▶ Task to carry out: Find the string "this" in the listing and report every line that has it.
------ Dataset records
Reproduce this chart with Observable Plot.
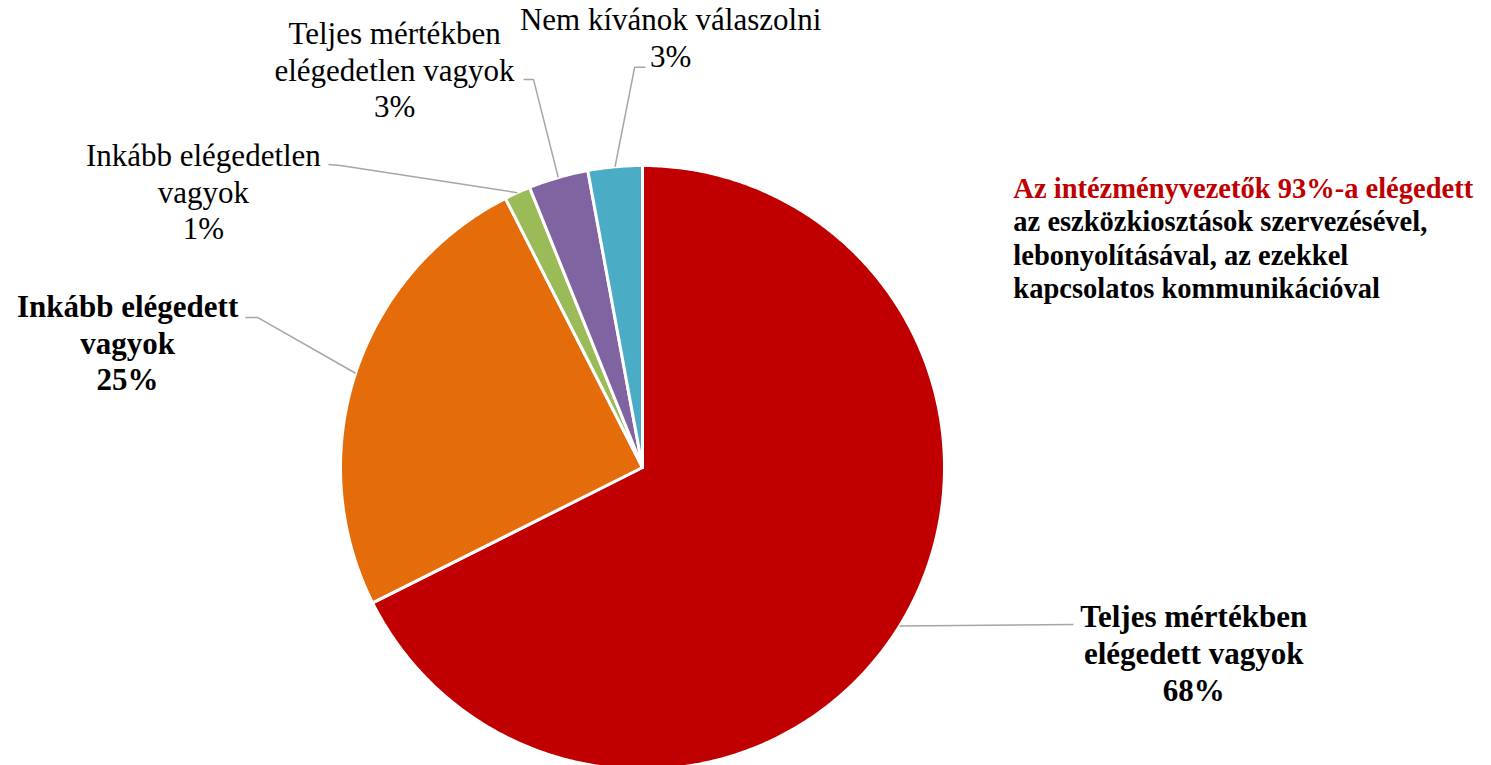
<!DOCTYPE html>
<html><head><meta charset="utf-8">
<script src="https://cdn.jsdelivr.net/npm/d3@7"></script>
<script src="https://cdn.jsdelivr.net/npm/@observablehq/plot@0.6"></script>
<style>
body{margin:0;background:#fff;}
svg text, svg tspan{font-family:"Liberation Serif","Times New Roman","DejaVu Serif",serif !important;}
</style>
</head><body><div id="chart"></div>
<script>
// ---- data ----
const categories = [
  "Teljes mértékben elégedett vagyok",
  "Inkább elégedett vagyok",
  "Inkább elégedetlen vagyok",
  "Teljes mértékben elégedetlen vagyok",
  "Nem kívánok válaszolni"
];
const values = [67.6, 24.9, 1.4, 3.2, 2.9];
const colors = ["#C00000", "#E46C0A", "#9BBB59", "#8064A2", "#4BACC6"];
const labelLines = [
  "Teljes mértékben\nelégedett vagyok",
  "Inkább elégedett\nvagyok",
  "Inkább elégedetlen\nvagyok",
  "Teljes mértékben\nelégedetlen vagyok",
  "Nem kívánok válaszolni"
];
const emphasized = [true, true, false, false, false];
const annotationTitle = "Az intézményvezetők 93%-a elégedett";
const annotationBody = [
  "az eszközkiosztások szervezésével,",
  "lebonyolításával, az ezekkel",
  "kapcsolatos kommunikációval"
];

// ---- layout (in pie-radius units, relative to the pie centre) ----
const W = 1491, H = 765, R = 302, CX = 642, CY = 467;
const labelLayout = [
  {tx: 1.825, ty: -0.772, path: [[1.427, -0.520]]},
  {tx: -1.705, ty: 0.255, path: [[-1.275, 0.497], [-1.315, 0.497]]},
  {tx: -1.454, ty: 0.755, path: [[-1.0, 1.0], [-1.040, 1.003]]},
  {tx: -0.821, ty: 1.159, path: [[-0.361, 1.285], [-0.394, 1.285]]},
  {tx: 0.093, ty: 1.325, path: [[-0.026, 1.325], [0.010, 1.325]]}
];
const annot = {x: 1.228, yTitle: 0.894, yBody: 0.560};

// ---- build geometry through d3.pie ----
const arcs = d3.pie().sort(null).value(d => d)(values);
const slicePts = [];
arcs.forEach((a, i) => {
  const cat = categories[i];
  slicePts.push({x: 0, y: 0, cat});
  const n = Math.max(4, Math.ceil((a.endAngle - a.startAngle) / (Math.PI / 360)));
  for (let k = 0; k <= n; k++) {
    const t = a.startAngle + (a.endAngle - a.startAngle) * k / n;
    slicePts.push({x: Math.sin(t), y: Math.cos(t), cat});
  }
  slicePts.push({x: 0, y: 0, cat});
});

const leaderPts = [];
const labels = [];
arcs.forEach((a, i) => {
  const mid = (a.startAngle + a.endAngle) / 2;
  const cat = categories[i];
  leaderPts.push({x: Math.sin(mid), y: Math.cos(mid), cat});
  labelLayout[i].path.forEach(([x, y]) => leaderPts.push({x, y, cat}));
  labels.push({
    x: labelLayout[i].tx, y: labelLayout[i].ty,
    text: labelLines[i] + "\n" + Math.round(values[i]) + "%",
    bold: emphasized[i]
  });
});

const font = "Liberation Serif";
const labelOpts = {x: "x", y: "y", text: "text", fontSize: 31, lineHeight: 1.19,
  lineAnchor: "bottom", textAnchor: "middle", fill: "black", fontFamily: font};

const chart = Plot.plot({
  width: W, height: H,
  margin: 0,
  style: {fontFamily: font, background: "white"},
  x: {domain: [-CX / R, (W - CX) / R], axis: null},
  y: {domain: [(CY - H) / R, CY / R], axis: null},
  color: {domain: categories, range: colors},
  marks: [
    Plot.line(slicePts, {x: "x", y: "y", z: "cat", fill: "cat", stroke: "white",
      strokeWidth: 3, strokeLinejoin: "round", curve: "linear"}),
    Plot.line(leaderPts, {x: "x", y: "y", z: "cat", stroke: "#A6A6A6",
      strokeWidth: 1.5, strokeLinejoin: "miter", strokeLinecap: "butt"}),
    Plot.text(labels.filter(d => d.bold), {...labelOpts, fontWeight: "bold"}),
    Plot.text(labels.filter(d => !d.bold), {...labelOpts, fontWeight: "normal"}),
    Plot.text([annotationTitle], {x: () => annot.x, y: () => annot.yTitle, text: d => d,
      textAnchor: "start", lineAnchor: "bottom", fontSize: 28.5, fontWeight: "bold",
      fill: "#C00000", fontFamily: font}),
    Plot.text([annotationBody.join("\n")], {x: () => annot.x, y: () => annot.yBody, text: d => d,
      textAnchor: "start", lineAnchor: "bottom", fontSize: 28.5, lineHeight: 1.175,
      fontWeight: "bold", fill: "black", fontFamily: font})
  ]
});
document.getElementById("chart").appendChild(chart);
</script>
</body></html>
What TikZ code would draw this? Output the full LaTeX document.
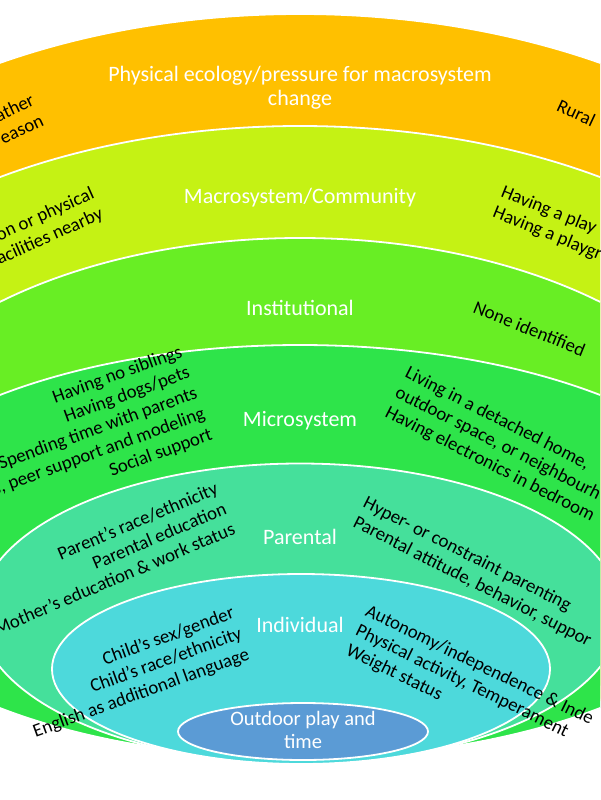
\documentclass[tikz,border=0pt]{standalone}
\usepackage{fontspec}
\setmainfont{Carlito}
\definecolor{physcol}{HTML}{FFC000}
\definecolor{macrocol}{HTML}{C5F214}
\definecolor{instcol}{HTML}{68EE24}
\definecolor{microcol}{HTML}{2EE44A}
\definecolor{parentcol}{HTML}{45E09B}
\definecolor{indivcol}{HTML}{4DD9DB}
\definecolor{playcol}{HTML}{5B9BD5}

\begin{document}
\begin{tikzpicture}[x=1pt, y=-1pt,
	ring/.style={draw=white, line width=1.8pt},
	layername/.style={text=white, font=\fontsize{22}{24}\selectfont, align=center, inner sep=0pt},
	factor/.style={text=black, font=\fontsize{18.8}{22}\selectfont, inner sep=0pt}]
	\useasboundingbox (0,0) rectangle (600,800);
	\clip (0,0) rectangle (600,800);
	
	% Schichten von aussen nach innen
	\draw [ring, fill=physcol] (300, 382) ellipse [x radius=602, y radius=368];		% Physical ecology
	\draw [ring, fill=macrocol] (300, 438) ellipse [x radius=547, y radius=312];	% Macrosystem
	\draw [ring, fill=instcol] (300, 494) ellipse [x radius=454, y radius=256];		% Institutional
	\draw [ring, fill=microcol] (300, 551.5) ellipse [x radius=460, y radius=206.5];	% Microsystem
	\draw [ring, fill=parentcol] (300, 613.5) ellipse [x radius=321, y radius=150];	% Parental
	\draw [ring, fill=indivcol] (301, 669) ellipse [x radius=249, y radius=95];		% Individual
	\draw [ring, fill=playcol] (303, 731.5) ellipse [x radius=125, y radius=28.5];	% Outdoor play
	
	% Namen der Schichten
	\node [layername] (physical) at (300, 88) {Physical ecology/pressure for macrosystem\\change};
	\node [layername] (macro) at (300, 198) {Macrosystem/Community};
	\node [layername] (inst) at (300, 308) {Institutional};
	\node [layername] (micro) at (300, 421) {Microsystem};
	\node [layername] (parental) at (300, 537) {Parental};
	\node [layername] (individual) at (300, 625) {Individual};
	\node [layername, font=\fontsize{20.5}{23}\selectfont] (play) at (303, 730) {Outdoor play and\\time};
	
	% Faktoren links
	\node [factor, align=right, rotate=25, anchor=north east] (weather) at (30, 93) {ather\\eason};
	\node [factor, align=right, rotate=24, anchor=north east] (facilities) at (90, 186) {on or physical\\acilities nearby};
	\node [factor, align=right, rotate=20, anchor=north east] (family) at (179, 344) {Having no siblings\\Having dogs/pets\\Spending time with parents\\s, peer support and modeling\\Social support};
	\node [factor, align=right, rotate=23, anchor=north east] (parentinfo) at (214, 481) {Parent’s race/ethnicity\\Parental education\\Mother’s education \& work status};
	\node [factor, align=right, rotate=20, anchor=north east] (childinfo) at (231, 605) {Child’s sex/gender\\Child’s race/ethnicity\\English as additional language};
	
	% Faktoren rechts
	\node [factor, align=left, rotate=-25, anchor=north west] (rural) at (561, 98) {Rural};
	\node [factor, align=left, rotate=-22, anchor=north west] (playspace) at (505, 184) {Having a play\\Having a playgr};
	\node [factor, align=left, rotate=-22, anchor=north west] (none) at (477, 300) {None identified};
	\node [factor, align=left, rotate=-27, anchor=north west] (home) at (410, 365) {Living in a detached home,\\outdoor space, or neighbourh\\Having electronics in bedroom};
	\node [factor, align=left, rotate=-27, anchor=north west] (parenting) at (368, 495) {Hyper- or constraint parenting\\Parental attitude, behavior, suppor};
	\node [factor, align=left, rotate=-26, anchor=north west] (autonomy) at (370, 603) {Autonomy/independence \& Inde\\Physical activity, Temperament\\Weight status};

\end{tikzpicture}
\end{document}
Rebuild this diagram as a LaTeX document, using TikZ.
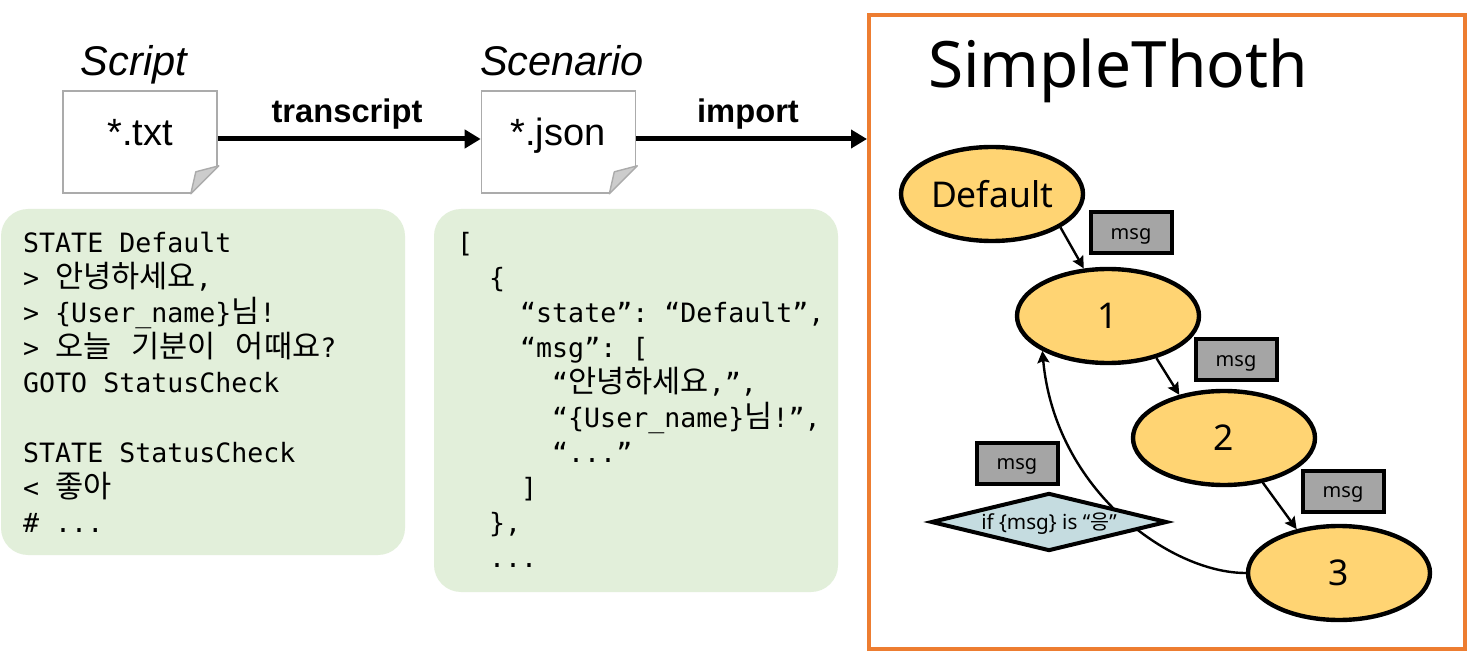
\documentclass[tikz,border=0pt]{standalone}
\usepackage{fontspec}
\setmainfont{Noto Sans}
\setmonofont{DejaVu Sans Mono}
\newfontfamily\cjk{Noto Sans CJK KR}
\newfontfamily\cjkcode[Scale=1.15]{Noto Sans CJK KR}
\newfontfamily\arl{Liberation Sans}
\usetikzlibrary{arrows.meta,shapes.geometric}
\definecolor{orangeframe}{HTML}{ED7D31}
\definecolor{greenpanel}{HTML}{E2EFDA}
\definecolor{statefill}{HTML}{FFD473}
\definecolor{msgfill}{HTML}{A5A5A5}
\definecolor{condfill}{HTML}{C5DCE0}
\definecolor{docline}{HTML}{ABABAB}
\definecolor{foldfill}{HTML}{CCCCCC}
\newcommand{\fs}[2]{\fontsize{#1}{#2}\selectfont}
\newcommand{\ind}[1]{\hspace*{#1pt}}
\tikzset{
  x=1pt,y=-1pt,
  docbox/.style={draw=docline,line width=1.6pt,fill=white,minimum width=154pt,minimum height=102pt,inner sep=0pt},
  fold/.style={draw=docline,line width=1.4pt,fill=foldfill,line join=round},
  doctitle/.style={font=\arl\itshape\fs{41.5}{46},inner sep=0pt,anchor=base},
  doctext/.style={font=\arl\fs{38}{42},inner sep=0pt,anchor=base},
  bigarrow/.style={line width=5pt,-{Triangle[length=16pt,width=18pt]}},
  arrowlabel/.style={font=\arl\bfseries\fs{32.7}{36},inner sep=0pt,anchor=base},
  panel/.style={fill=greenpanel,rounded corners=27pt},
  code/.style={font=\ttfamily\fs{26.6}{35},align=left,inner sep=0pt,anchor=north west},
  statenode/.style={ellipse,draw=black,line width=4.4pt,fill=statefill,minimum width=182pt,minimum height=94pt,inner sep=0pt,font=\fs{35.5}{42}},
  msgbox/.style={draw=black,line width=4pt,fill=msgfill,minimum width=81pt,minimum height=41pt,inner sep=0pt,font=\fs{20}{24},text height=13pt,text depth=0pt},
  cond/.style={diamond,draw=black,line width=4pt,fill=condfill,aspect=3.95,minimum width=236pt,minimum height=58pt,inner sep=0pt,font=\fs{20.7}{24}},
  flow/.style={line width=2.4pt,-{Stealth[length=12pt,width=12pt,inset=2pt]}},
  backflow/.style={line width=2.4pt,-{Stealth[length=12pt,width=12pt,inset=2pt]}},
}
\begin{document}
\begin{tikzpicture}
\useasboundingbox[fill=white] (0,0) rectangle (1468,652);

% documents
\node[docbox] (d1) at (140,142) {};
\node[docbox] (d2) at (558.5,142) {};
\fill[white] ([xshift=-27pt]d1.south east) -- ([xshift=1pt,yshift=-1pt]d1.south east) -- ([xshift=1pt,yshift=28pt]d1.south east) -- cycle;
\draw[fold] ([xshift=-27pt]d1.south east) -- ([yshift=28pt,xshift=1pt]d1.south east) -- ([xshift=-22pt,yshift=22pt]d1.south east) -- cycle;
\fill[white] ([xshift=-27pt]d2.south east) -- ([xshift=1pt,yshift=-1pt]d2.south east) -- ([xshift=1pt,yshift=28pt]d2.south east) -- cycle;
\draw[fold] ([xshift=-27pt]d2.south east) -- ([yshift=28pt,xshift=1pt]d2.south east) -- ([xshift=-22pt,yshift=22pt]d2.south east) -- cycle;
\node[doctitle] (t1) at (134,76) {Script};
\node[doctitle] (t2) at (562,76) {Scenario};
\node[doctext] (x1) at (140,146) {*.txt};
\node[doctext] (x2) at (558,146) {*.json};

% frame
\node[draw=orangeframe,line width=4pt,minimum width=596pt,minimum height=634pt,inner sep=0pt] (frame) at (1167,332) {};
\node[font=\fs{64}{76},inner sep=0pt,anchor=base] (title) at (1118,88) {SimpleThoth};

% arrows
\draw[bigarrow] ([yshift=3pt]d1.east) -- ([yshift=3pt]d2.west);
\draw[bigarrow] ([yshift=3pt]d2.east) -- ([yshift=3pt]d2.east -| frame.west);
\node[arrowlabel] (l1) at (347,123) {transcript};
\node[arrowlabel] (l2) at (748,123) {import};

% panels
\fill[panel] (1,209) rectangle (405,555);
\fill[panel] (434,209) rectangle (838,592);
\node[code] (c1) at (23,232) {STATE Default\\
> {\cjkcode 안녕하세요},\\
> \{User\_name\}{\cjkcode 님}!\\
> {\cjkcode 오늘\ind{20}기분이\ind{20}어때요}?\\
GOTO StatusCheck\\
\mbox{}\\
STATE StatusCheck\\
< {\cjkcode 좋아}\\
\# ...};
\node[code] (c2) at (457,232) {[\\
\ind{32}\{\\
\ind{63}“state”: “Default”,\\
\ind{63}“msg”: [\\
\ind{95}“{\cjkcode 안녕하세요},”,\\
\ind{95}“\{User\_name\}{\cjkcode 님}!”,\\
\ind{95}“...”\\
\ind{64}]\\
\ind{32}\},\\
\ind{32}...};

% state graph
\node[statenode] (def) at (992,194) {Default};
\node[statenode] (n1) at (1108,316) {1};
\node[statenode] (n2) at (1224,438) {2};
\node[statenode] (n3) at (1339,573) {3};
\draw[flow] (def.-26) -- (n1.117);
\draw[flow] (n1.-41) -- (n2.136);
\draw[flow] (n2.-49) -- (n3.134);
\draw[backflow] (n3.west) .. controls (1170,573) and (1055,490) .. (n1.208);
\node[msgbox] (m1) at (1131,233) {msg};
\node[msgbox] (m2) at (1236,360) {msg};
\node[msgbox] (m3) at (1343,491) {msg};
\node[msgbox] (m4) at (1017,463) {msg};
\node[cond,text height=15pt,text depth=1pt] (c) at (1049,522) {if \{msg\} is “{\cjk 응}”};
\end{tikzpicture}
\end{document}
------------
▶ Finished task:
Reproduce this chart with Observable Plot.
What TikZ code would draw this? Output the full LaTeX document.
Rebuild this diagram as a LaTeX document, using TikZ.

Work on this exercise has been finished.